» WHAT TO PRODUCE
Write out the whole listing again, exactly.

———

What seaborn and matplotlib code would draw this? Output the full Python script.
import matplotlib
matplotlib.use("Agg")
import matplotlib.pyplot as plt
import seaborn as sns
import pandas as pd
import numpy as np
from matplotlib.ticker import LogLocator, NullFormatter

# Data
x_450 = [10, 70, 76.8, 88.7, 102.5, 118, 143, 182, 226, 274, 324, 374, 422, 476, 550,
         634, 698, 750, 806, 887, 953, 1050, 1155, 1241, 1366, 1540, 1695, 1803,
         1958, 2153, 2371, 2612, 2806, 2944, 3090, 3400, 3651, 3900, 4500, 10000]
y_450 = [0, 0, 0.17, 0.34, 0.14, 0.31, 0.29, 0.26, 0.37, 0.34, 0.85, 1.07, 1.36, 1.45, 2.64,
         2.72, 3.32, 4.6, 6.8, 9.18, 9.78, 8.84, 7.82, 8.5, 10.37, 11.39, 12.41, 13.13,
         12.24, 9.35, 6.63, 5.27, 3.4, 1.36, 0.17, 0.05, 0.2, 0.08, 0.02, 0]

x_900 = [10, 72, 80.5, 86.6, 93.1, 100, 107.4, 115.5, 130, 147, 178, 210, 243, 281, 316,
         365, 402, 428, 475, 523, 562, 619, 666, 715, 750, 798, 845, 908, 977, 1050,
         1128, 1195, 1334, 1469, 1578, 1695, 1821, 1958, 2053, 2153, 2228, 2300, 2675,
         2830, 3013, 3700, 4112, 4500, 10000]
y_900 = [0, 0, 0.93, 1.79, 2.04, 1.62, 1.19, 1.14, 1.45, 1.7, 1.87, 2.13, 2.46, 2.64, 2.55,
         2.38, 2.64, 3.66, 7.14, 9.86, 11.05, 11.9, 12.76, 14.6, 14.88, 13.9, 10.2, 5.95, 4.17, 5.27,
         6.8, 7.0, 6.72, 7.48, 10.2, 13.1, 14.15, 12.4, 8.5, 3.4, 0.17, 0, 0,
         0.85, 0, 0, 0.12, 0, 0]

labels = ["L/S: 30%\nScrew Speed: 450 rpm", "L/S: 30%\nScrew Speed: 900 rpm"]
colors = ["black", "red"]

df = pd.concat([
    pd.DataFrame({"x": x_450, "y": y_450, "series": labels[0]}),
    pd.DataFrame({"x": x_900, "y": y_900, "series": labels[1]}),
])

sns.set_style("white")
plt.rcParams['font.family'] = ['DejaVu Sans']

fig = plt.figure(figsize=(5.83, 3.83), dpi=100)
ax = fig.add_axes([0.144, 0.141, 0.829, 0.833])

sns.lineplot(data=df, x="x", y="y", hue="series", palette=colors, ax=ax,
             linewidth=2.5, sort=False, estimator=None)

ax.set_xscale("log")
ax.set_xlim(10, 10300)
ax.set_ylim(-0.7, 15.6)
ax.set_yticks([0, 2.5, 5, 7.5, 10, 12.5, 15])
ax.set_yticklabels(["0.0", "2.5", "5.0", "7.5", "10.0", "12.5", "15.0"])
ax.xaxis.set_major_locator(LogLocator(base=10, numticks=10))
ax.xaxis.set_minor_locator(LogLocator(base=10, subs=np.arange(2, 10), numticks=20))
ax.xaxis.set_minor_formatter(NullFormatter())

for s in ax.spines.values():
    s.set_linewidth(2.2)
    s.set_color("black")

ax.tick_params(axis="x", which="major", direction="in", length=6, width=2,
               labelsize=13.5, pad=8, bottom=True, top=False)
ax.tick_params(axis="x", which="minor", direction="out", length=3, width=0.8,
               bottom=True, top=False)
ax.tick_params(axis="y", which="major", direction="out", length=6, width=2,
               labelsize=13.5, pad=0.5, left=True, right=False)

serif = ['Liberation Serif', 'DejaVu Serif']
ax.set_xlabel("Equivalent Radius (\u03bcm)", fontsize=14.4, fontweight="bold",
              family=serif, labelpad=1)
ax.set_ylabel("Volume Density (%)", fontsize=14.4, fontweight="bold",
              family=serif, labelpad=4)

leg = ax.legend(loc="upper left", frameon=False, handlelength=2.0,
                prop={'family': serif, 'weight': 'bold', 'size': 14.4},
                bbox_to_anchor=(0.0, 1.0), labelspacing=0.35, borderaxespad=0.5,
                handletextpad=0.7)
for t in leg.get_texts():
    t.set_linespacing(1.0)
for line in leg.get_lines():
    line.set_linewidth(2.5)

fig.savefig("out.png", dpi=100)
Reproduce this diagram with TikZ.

———

» CORRECT OUTPUT
What seaborn and matplotlib code would draw this? Output the full Python script.
import matplotlib
matplotlib.use("Agg")
import matplotlib.pyplot as plt
import seaborn as sns
import pandas as pd
import numpy as np
from matplotlib.ticker import LogLocator, NullFormatter

# Data
x_450 = [10, 70, 76.8, 88.7, 102.5, 118, 143, 182, 226, 274, 324, 374, 422, 476, 550,
         634, 698, 750, 806, 887, 953, 1050, 1155, 1241, 1366, 1540, 1695, 1803,
         1958, 2153, 2371, 2612, 2806, 2944, 3090, 3400, 3651, 3900, 4500, 10000]
y_450 = [0, 0, 0.17, 0.34, 0.14, 0.31, 0.29, 0.26, 0.37, 0.34, 0.85, 1.07, 1.36, 1.45, 2.64,
         2.72, 3.32, 4.6, 6.8, 9.18, 9.78, 8.84, 7.82, 8.5, 10.37, 11.39, 12.41, 13.13,
         12.24, 9.35, 6.63, 5.27, 3.4, 1.36, 0.17, 0.05, 0.2, 0.08, 0.02, 0]

x_900 = [10, 72, 80.5, 86.6, 93.1, 100, 107.4, 115.5, 130, 147, 178, 210, 243, 281, 316,
         365, 402, 428, 475, 523, 562, 619, 666, 715, 750, 798, 845, 908, 977, 1050,
         1128, 1195, 1334, 1469, 1578, 1695, 1821, 1958, 2053, 2153, 2228, 2300, 2675,
         2830, 3013, 3700, 4112, 4500, 10000]
y_900 = [0, 0, 0.93, 1.79, 2.04, 1.62, 1.19, 1.14, 1.45, 1.7, 1.87, 2.13, 2.46, 2.64, 2.55,
         2.38, 2.64, 3.66, 7.14, 9.86, 11.05, 11.9, 12.76, 14.6, 14.88, 13.9, 10.2, 5.95, 4.17, 5.27,
         6.8, 7.0, 6.72, 7.48, 10.2, 13.1, 14.15, 12.4, 8.5, 3.4, 0.17, 0, 0,
         0.85, 0, 0, 0.12, 0, 0]

labels = ["L/S: 30%\nScrew Speed: 450 rpm", "L/S: 30%\nScrew Speed: 900 rpm"]
colors = ["black", "red"]

df = pd.concat([
    pd.DataFrame({"x": x_450, "y": y_450, "series": labels[0]}),
    pd.DataFrame({"x": x_900, "y": y_900, "series": labels[1]}),
])

sns.set_style("white")
plt.rcParams['font.family'] = ['DejaVu Sans']

fig = plt.figure(figsize=(5.83, 3.83), dpi=100)
ax = fig.add_axes([0.144, 0.141, 0.829, 0.833])

sns.lineplot(data=df, x="x", y="y", hue="series", palette=colors, ax=ax,
             linewidth=2.5, sort=False, estimator=None)

ax.set_xscale("log")
ax.set_xlim(10, 10300)
ax.set_ylim(-0.7, 15.6)
ax.set_yticks([0, 2.5, 5, 7.5, 10, 12.5, 15])
ax.set_yticklabels(["0.0", "2.5", "5.0", "7.5", "10.0", "12.5", "15.0"])
ax.xaxis.set_major_locator(LogLocator(base=10, numticks=10))
ax.xaxis.set_minor_locator(LogLocator(base=10, subs=np.arange(2, 10), numticks=20))
ax.xaxis.set_minor_formatter(NullFormatter())

for s in ax.spines.values():
    s.set_linewidth(2.2)
    s.set_color("black")

ax.tick_params(axis="x", which="major", direction="in", length=6, width=2,
               labelsize=13.5, pad=8, bottom=True, top=False)
ax.tick_params(axis="x", which="minor", direction="out", length=3, width=0.8,
               bottom=True, top=False)
ax.tick_params(axis="y", which="major", direction="out", length=6, width=2,
               labelsize=13.5, pad=0.5, left=True, right=False)

serif = ['Liberation Serif', 'DejaVu Serif']
ax.set_xlabel("Equivalent Radius (\u03bcm)", fontsize=14.4, fontweight="bold",
              family=serif, labelpad=1)
ax.set_ylabel("Volume Density (%)", fontsize=14.4, fontweight="bold",
              family=serif, labelpad=4)

leg = ax.legend(loc="upper left", frameon=False, handlelength=2.0,
                prop={'family': serif, 'weight': 'bold', 'size': 14.4},
                bbox_to_anchor=(0.0, 1.0), labelspacing=0.35, borderaxespad=0.5,
                handletextpad=0.7)
for t in leg.get_texts():
    t.set_linespacing(1.0)
for line in leg.get_lines():
    line.set_linewidth(2.5)

fig.savefig("out.png", dpi=100)
Reproduce this diagram with TikZ.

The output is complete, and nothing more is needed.